**What the task asks:** Copy each line of the data below exactly, leaving out pictures.

┌──

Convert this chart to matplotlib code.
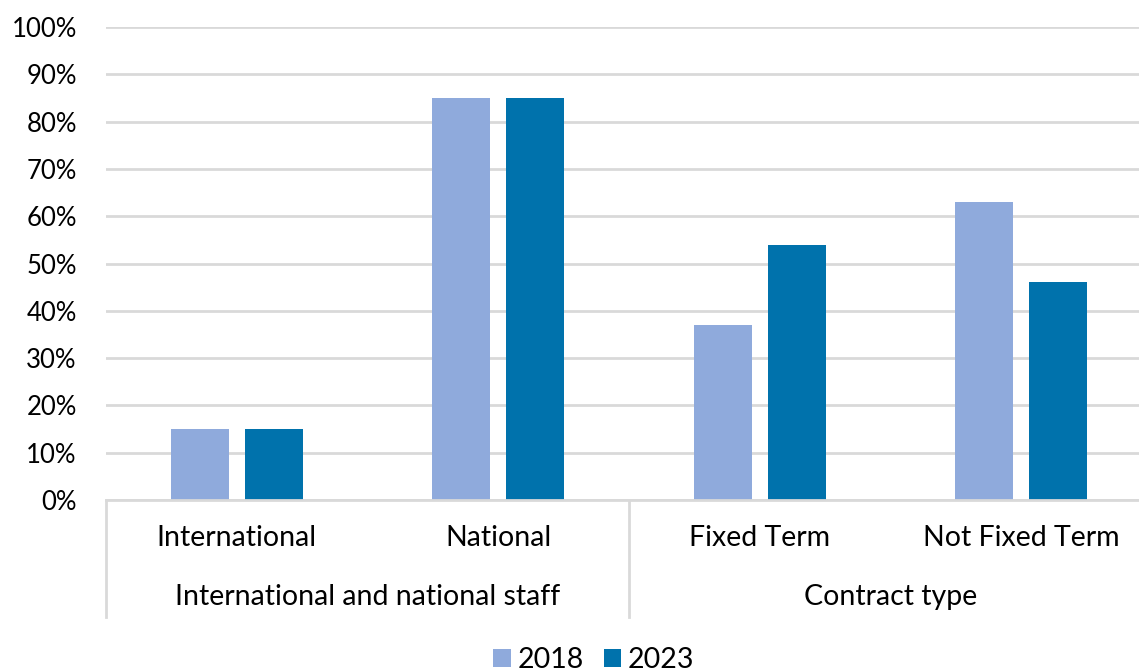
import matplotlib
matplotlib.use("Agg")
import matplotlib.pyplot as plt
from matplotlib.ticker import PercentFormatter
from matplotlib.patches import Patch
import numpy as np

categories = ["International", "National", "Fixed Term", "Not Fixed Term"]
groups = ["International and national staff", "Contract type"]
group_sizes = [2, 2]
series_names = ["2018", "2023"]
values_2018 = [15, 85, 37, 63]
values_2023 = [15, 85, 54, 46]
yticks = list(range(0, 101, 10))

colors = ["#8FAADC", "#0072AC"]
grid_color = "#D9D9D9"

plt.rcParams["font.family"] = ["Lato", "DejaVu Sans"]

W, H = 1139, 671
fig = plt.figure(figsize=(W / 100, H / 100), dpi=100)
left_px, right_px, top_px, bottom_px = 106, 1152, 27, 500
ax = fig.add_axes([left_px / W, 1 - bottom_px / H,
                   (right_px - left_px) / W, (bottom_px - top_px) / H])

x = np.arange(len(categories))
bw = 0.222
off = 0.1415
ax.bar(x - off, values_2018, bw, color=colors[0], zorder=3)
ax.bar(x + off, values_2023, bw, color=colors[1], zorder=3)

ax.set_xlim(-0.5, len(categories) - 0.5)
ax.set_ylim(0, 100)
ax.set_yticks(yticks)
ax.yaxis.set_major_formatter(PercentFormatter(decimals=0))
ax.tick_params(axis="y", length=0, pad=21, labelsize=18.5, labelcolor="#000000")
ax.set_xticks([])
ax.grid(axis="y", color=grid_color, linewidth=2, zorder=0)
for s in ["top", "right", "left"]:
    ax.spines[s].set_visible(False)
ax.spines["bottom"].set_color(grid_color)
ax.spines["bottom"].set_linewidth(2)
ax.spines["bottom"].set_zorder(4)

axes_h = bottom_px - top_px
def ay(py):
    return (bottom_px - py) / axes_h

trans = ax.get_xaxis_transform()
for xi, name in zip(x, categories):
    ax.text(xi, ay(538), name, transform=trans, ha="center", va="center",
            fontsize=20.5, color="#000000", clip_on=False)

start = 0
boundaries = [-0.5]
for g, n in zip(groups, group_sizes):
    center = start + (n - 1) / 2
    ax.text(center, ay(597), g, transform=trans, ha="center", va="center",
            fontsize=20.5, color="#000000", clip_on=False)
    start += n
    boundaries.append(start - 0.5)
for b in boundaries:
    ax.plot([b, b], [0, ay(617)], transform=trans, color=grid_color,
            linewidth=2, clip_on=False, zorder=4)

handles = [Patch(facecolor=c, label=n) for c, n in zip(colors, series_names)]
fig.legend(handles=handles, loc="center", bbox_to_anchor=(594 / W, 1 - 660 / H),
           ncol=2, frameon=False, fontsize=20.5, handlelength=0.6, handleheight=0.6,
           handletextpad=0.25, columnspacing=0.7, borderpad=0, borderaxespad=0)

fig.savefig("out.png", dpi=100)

└──

**Response to the task:**
Convert this chart to matplotlib code.
import matplotlib
matplotlib.use("Agg")
import matplotlib.pyplot as plt
from matplotlib.ticker import PercentFormatter
from matplotlib.patches import Patch
import numpy as np

categories = ["International", "National", "Fixed Term", "Not Fixed Term"]
groups = ["International and national staff", "Contract type"]
group_sizes = [2, 2]
series_names = ["2018", "2023"]
values_2018 = [15, 85, 37, 63]
values_2023 = [15, 85, 54, 46]
yticks = list(range(0, 101, 10))

colors = ["#8FAADC", "#0072AC"]
grid_color = "#D9D9D9"

plt.rcParams["font.family"] = ["Lato", "DejaVu Sans"]

W, H = 1139, 671
fig = plt.figure(figsize=(W / 100, H / 100), dpi=100)
left_px, right_px, top_px, bottom_px = 106, 1152, 27, 500
ax = fig.add_axes([left_px / W, 1 - bottom_px / H,
                   (right_px - left_px) / W, (bottom_px - top_px) / H])

x = np.arange(len(categories))
bw = 0.222
off = 0.1415
ax.bar(x - off, values_2018, bw, color=colors[0], zorder=3)
ax.bar(x + off, values_2023, bw, color=colors[1], zorder=3)

ax.set_xlim(-0.5, len(categories) - 0.5)
ax.set_ylim(0, 100)
ax.set_yticks(yticks)
ax.yaxis.set_major_formatter(PercentFormatter(decimals=0))
ax.tick_params(axis="y", length=0, pad=21, labelsize=18.5, labelcolor="#000000")
ax.set_xticks([])
ax.grid(axis="y", color=grid_color, linewidth=2, zorder=0)
for s in ["top", "right", "left"]:
    ax.spines[s].set_visible(False)
ax.spines["bottom"].set_color(grid_color)
ax.spines["bottom"].set_linewidth(2)
ax.spines["bottom"].set_zorder(4)

axes_h = bottom_px - top_px
def ay(py):
    return (bottom_px - py) / axes_h

trans = ax.get_xaxis_transform()
for xi, name in zip(x, categories):
    ax.text(xi, ay(538), name, transform=trans, ha="center", va="center",
            fontsize=20.5, color="#000000", clip_on=False)

start = 0
boundaries = [-0.5]
for g, n in zip(groups, group_sizes):
    center = start + (n - 1) / 2
    ax.text(center, ay(597), g, transform=trans, ha="center", va="center",
            fontsize=20.5, color="#000000", clip_on=False)
    start += n
    boundaries.append(start - 0.5)
for b in boundaries:
    ax.plot([b, b], [0, ay(617)], transform=trans, color=grid_color,
            linewidth=2, clip_on=False, zorder=4)

handles = [Patch(facecolor=c, label=n) for c, n in zip(colors, series_names)]
fig.legend(handles=handles, loc="center", bbox_to_anchor=(594 / W, 1 - 660 / H),
           ncol=2, frameon=False, fontsize=20.5, handlelength=0.6, handleheight=0.6,
           handletextpad=0.25, columnspacing=0.7, borderpad=0, borderaxespad=0)

fig.savefig("out.png", dpi=100)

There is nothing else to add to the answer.